REINFORCEMENT LEARNING (RL) POLICY WITH GUIDED META RL

Organization Name

HONDA MOTOR CO., LTD.

Inventor(s)

Kanghoon Lee of Daejeon (KR)

Jiachen Li of Mountain View CA (US)

David F. Isele of Sunnyvale CA (US)

Jinkyoo Park of Palo Alto CA (US)

REINFORCEMENT LEARNING (RL) POLICY WITH GUIDED META RL

This abstract first appeared for US patent application 18455056 titled 'REINFORCEMENT LEARNING (RL) POLICY WITH GUIDED META RL

Original Abstract Submitted

According to one aspect, a system for generating a reinforcement learning (RL) policy with guided meta RL is provided. The system may include a processor and a memory. The memory may store one or more instructions.

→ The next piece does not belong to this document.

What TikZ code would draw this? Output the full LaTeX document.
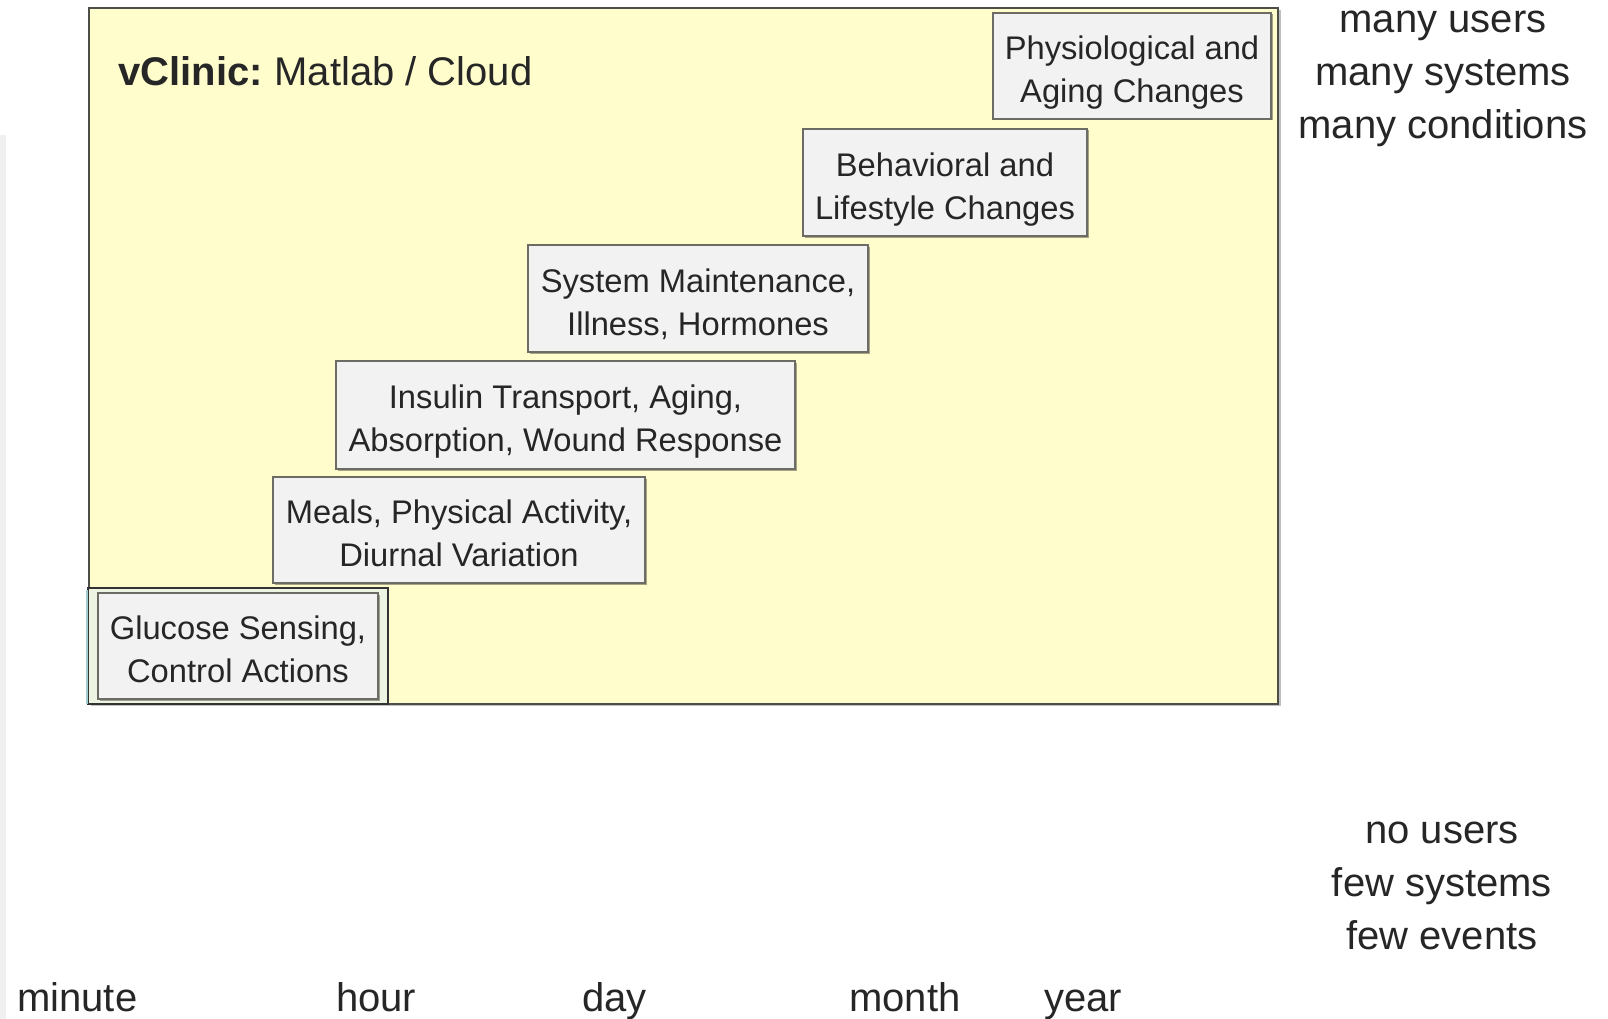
\documentclass[tikz,border=0pt]{standalone}
\usepackage{fontspec}
\setmainfont{Liberation Sans}
\usetikzlibrary{shadows}
\definecolor{paper}{RGB}{255,253,204}
\definecolor{boxfill}{RGB}{242,242,242}
\definecolor{boxline}{RGB}{108,108,100}
\definecolor{frameline}{RGB}{78,78,72}
\definecolor{ink}{RGB}{38,38,38}
\definecolor{strip}{RGB}{240,240,240}
\definecolor{gap}{RGB}{238,244,226}
\definecolor{tealedge}{RGB}{160,205,208}
\begin{document}
\begin{tikzpicture}[x=1pt,y=-1pt,
  stage/.style={draw=boxline, fill=boxfill, line width=2pt, inner sep=0pt,
    align=center, text=ink, font={\fontsize{32.7}{43}\selectfont},
    text height=73pt, text depth=0pt,
    drop shadow={shadow xshift=1.5pt, shadow yshift=-1.5pt, opacity=0.35, fill=black}},
  side/.style={anchor=base, text=ink, inner sep=0pt, font={\fontsize{40}{53}\selectfont}},
  tick/.style={anchor=base west, text=ink, inner sep=0pt, font={\fontsize{40}{53}\selectfont}}]
  % canvas
  \fill[white] (0,0) rectangle (1608,1019);
  \useasboundingbox (0,0) rectangle (1608,1019);
  \fill[strip] (0,135) rectangle (6,1019);

  % vClinic frame
  \fill[black!25] (91,10) rectangle (1281,706);
  \draw[frameline, line width=2.8pt, fill=paper] (89,8) rectangle (1278,704);
  \node[anchor=base west, inner sep=0pt, text=ink, font={\fontsize{40}{50}\selectfont}] (title) at (118,86)
    {\textbf{vClinic:}\hspace{-3pt} Matlab / Cloud};

  % time-scale stages
  \node[stage, minimum width=278pt, minimum height=106pt] (phys) at (1132,66)
    {Physiological and\\Aging Changes};
  \node[stage, minimum width=284pt, minimum height=107pt] (behav) at (945,182.5)
    {Behavioral and\\Lifestyle Changes};
  \node[stage, minimum width=340pt, minimum height=107pt] (maint) at (698,298.5)
    {System Maintenance,\\Illness, Hormones};
  \node[stage, minimum width=459pt, minimum height=108pt] (insulin) at (565.5,415)
    {Insulin Transport, Aging,\\Absorption, Wound Response};
  \node[stage, minimum width=372pt, minimum height=106pt] (meals) at (459,530)
    {Meals, Physical Activity,\\Diurnal Variation};

  % fastest loop, boxed twice
  \draw[draw=black!80, line width=2pt, fill=gap] (88,588) rectangle (388,704);
  \draw[tealedge, line width=1.5pt] (87,590) -- (87,704);
  \node[stage, minimum width=280pt, minimum height=106pt] (glucose) at (238,646)
    {Glucose Sensing,\\Control Actions};

  % scale annotations
  \node[side] (mu) at (1443,33) {many users};
  \node[side] (ms) at (1443,86) {many systems};
  \node[side] (mc) at (1443,139) {many conditions};
  \node[side] (nu) at (1442,843) {no users};
  \node[side] (fs) at (1442,896) {few systems};
  \node[side] (fe) at (1442,949) {few events};

  % time axis labels
  \node[tick] (minute) at (17,1011) {minute};
  \node[tick] (hour) at (336,1011) {hour};
  \node[tick] (day) at (582,1011) {day};
  \node[tick] (month) at (849,1011) {month};
  \node[tick] (year) at (1044,1011) {year};
\end{tikzpicture}
\end{document}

The processor may execute one or more of the instructions stored on the memory to perform one or more acts, actions, and/or steps, such as generating an initial RL policy for an ego-vehicle based on an intelligent driver model (IDM), generating a set of RL guiding policies for a set of social agents based on the initial RL policy and a set of preferences, generating a meta-RL guided policy based on the set of RL guiding policies, and generating a RL policy with guided meta RL for the ego-vehicle based on the meta-RL guided policy and the IDM.